DM: What do you think of them?

FT: After GODZILLA 1985 was produced, I realized that it's impossible to write a good story in which Godzilla does not fight another monster. Godzilla has no personality, so another monster is needed to provide him with motivation.

I don't like GODZILLA VS. BIOLLANTE. There is no reason for it to be a Godzilla film.

After I saw GODZILLA VS. GHIDRAH, I realized that Godzilla movies are just like sumo matches.

DM: How did you like GAMERA - THE GUARDIAN OF THE UNIVERSE (1995)? (It, like the eight previous Gamera films, was produced by the Daiei Company Ltd.)

FT: I very much enjoyed it. Gamera is strongly motivated to fight. He wants to prevent Gaos from harming people. (Gaos also appears in GAMERA VS. GAOS (1967) and GAMERA VS. GUIRON (1969).)

I think it would be much easier to make more Gamera films than more Godzilla movies.

DM: Why do you feel that way?

FT: Gamera has a personality. In addition, he communicates with people. So, it's possible to write good stories that feature him.

GT: Have you generally been pleased with the home video versions of your novels?

FT: Yes.

GT: Novels often are simplified when they are turned into films. Do you feel that any of your novels were oversimplified when they were turned into videos?

FT: I don't complain because novels and videos are very different.

GT: Are you currently working on a novel?

FT: I'm working on a mystery that takes place at Toho's studios in Chofu.

GT: What is its title going to be?

FT: I haven't yet decided.

DM: Relatively few movies are being produced in Japan these days. What effect is this having on young producers, directors, and so on?

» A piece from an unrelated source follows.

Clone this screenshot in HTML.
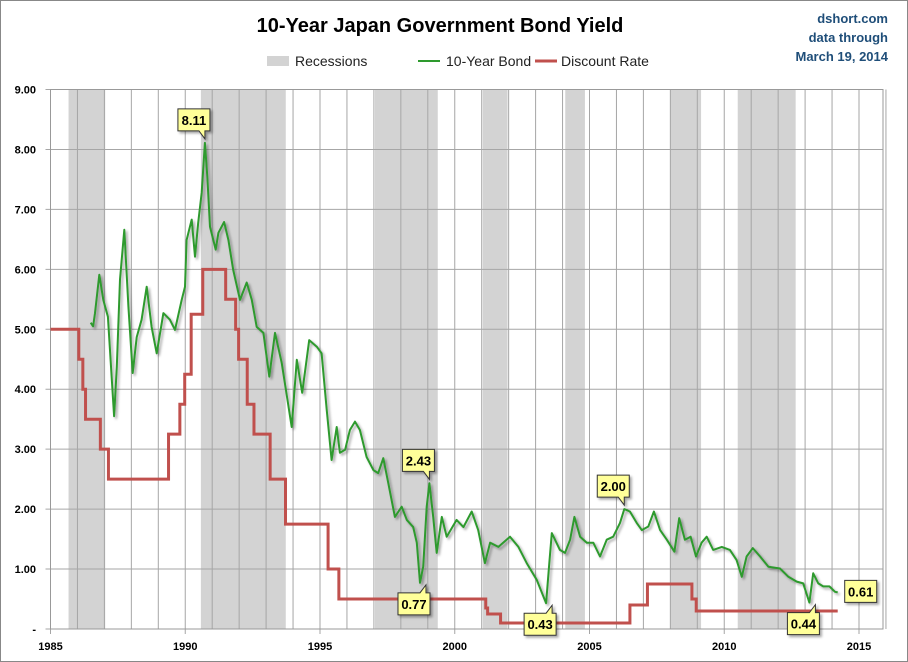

FT: I think that more and more Japanese filmmakers are learning their craft by producing videos.

DM: How do you feel about TriStar Pictures producing a Godzilla movie in the United States?

FT: I don't think that the film will be made.

DM: Why is that?

FT: As I said before, it's very difficult to create an interesting story that features Godzilla. In addition, I've heard that the production budget has been cut. I don't think that there are many American filmmakers who would want to work on a Godzilla movie that lacked a large production budget.